Once the pictures are set aside, transcribe the remaining data exactly.
====
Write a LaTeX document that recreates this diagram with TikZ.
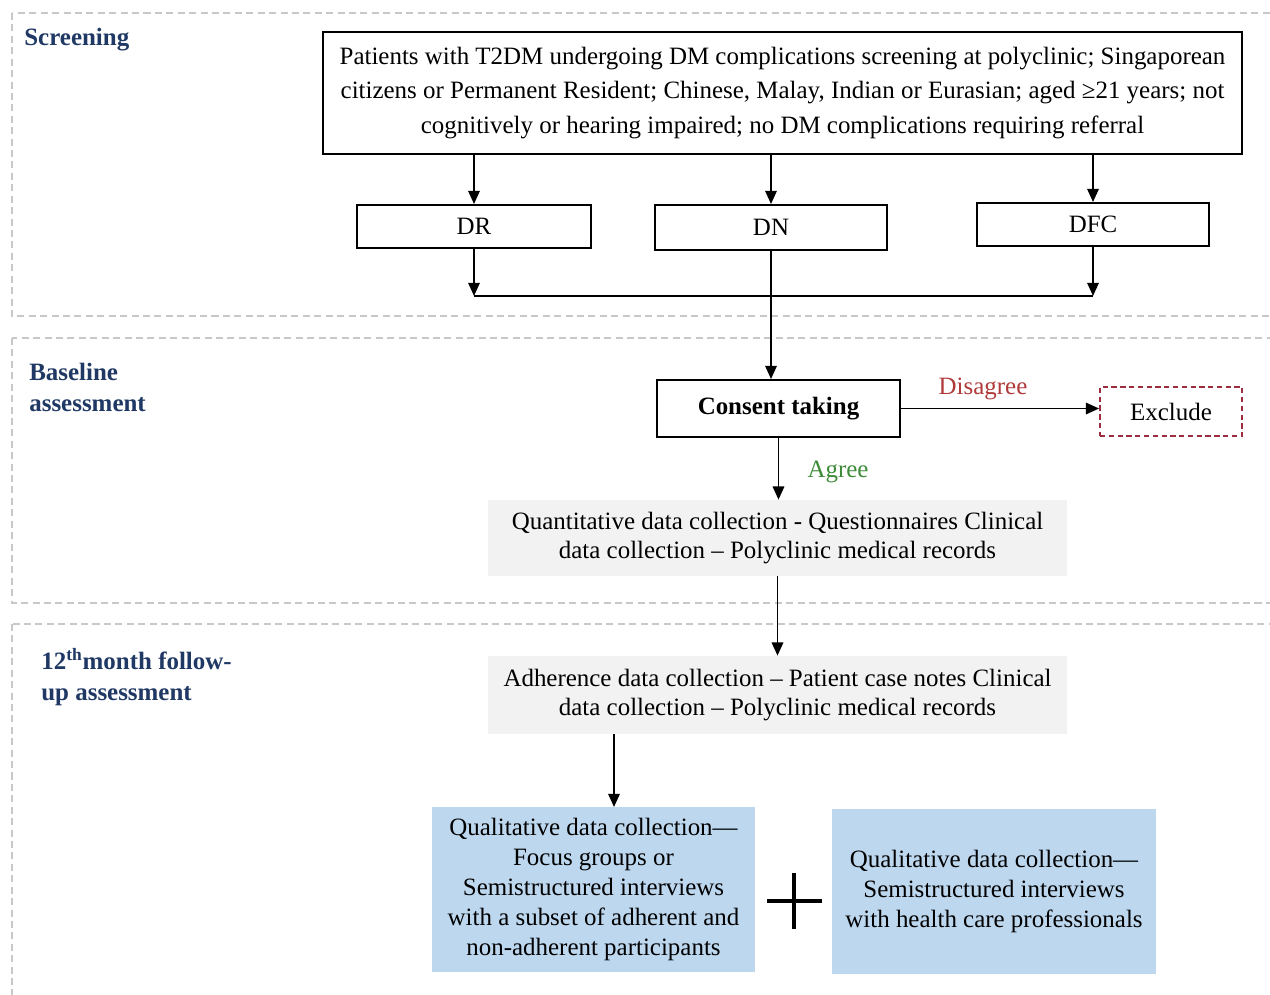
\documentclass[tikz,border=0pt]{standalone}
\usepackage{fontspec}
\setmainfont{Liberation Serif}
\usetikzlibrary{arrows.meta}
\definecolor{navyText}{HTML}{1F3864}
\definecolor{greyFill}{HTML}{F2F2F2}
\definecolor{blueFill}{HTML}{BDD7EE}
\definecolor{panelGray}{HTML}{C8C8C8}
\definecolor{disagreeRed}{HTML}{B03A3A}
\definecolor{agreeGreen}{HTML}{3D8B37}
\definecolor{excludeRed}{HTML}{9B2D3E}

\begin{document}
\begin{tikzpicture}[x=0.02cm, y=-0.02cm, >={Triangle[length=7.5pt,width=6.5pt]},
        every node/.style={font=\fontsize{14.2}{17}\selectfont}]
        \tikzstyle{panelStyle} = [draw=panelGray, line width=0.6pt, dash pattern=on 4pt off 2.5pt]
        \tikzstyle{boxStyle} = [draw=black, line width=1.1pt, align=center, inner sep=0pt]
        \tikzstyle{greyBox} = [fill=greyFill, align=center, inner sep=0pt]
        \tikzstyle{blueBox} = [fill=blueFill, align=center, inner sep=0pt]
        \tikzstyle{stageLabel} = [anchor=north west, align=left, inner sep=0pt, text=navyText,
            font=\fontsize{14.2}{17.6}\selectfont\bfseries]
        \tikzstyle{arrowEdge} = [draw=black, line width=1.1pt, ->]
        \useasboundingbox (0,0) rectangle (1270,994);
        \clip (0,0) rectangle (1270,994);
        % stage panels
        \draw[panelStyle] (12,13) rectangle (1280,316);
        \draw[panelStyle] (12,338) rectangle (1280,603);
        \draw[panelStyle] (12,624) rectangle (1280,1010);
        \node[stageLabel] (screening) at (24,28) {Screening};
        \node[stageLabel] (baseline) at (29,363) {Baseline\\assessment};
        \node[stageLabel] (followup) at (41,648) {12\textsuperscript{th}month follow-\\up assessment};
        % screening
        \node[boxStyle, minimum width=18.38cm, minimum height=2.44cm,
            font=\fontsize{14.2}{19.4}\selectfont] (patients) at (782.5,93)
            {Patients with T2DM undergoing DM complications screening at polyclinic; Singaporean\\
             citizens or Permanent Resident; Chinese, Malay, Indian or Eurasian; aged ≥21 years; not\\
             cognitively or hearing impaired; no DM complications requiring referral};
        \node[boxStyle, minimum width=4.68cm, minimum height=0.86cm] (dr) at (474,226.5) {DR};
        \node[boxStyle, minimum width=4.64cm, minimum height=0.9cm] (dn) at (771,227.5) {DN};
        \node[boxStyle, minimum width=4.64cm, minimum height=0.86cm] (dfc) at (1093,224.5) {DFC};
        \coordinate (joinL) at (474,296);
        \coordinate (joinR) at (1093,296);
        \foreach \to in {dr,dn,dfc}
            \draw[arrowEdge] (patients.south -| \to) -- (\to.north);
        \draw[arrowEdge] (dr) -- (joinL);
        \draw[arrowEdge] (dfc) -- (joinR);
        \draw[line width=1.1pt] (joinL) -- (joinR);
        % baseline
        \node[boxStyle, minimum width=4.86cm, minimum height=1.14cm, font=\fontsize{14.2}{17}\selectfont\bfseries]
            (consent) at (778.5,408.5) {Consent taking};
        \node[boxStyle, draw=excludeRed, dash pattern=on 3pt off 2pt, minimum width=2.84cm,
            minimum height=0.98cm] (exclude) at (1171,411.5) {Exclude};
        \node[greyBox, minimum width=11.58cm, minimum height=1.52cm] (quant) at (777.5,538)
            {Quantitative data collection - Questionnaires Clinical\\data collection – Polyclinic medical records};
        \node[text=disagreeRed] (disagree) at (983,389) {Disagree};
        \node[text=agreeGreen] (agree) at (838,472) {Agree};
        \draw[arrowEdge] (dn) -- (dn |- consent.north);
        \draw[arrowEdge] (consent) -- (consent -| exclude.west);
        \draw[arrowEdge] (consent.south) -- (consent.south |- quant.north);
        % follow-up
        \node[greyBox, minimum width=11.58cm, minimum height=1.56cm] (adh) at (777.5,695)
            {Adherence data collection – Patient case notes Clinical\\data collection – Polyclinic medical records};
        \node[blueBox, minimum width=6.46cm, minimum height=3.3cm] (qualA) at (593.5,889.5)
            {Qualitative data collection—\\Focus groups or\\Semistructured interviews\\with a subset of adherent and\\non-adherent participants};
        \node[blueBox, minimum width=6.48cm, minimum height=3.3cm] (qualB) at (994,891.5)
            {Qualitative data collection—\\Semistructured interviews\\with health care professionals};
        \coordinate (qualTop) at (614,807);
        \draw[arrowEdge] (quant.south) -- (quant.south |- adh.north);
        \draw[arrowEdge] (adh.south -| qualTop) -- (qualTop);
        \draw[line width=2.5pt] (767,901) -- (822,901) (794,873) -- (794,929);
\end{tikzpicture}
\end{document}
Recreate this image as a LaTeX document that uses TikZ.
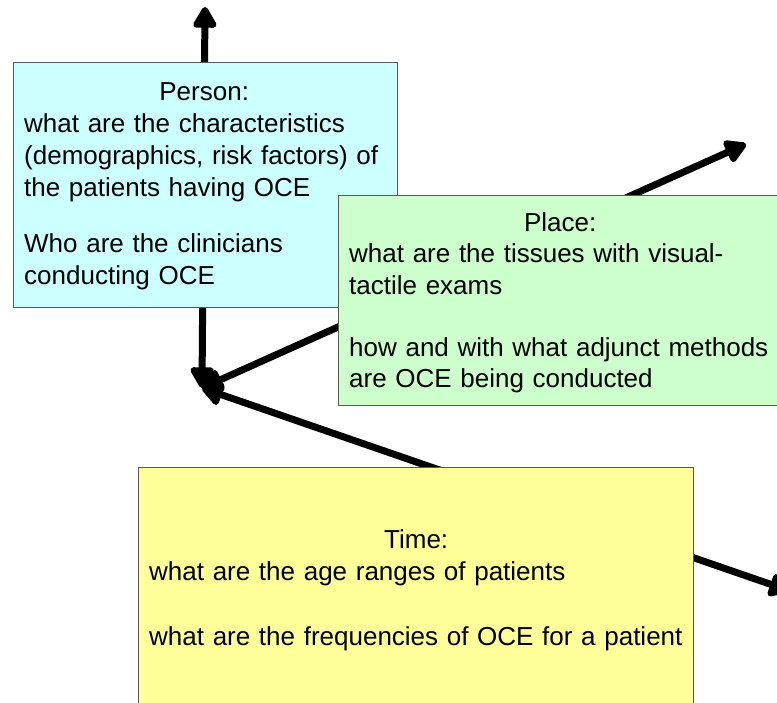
====
--- Result ---
Write a LaTeX document that recreates this diagram with TikZ.
\documentclass[tikz,border=0pt]{standalone}
\usepackage{fontspec}
\setmainfont{Liberation Serif}
\usetikzlibrary{arrows.meta}
\definecolor{navyText}{HTML}{1F3864}
\definecolor{greyFill}{HTML}{F2F2F2}
\definecolor{blueFill}{HTML}{BDD7EE}
\definecolor{panelGray}{HTML}{C8C8C8}
\definecolor{disagreeRed}{HTML}{B03A3A}
\definecolor{agreeGreen}{HTML}{3D8B37}
\definecolor{excludeRed}{HTML}{9B2D3E}

\begin{document}
\begin{tikzpicture}[x=0.02cm, y=-0.02cm, >={Triangle[length=7.5pt,width=6.5pt]},
        every node/.style={font=\fontsize{14.2}{17}\selectfont}]
        \tikzstyle{panelStyle} = [draw=panelGray, line width=0.6pt, dash pattern=on 4pt off 2.5pt]
        \tikzstyle{boxStyle} = [draw=black, line width=1.1pt, align=center, inner sep=0pt]
        \tikzstyle{greyBox} = [fill=greyFill, align=center, inner sep=0pt]
        \tikzstyle{blueBox} = [fill=blueFill, align=center, inner sep=0pt]
        \tikzstyle{stageLabel} = [anchor=north west, align=left, inner sep=0pt, text=navyText,
            font=\fontsize{14.2}{17.6}\selectfont\bfseries]
        \tikzstyle{arrowEdge} = [draw=black, line width=1.1pt, ->]
        \useasboundingbox (0,0) rectangle (1270,994);
        \clip (0,0) rectangle (1270,994);
        % stage panels
        \draw[panelStyle] (12,13) rectangle (1280,316);
        \draw[panelStyle] (12,338) rectangle (1280,603);
        \draw[panelStyle] (12,624) rectangle (1280,1010);
        \node[stageLabel] (screening) at (24,28) {Screening};
        \node[stageLabel] (baseline) at (29,363) {Baseline\\assessment};
        \node[stageLabel] (followup) at (41,648) {12\textsuperscript{th}month follow-\\up assessment};
        % screening
        \node[boxStyle, minimum width=18.38cm, minimum height=2.44cm,
            font=\fontsize{14.2}{19.4}\selectfont] (patients) at (782.5,93)
            {Patients with T2DM undergoing DM complications screening at polyclinic; Singaporean\\
             citizens or Permanent Resident; Chinese, Malay, Indian or Eurasian; aged ≥21 years; not\\
             cognitively or hearing impaired; no DM complications requiring referral};
        \node[boxStyle, minimum width=4.68cm, minimum height=0.86cm] (dr) at (474,226.5) {DR};
        \node[boxStyle, minimum width=4.64cm, minimum height=0.9cm] (dn) at (771,227.5) {DN};
        \node[boxStyle, minimum width=4.64cm, minimum height=0.86cm] (dfc) at (1093,224.5) {DFC};
        \coordinate (joinL) at (474,296);
        \coordinate (joinR) at (1093,296);
        \foreach \to in {dr,dn,dfc}
            \draw[arrowEdge] (patients.south -| \to) -- (\to.north);
        \draw[arrowEdge] (dr) -- (joinL);
        \draw[arrowEdge] (dfc) -- (joinR);
        \draw[line width=1.1pt] (joinL) -- (joinR);
        % baseline
        \node[boxStyle, minimum width=4.86cm, minimum height=1.14cm, font=\fontsize{14.2}{17}\selectfont\bfseries]
            (consent) at (778.5,408.5) {Consent taking};
        \node[boxStyle, draw=excludeRed, dash pattern=on 3pt off 2pt, minimum width=2.84cm,
            minimum height=0.98cm] (exclude) at (1171,411.5) {Exclude};
        \node[greyBox, minimum width=11.58cm, minimum height=1.52cm] (quant) at (777.5,538)
            {Quantitative data collection - Questionnaires Clinical\\data collection – Polyclinic medical records};
        \node[text=disagreeRed] (disagree) at (983,389) {Disagree};
        \node[text=agreeGreen] (agree) at (838,472) {Agree};
        \draw[arrowEdge] (dn) -- (dn |- consent.north);
        \draw[arrowEdge] (consent) -- (consent -| exclude.west);
        \draw[arrowEdge] (consent.south) -- (consent.south |- quant.north);
        % follow-up
        \node[greyBox, minimum width=11.58cm, minimum height=1.56cm] (adh) at (777.5,695)
            {Adherence data collection – Patient case notes Clinical\\data collection – Polyclinic medical records};
        \node[blueBox, minimum width=6.46cm, minimum height=3.3cm] (qualA) at (593.5,889.5)
            {Qualitative data collection—\\Focus groups or\\Semistructured interviews\\with a subset of adherent and\\non-adherent participants};
        \node[blueBox, minimum width=6.48cm, minimum height=3.3cm] (qualB) at (994,891.5)
            {Qualitative data collection—\\Semistructured interviews\\with health care professionals};
        \coordinate (qualTop) at (614,807);
        \draw[arrowEdge] (quant.south) -- (quant.south |- adh.north);
        \draw[arrowEdge] (adh.south -| qualTop) -- (qualTop);
        \draw[line width=2.5pt] (767,901) -- (822,901) (794,873) -- (794,929);
\end{tikzpicture}
\end{document}
Recreate this image as a LaTeX document that uses TikZ.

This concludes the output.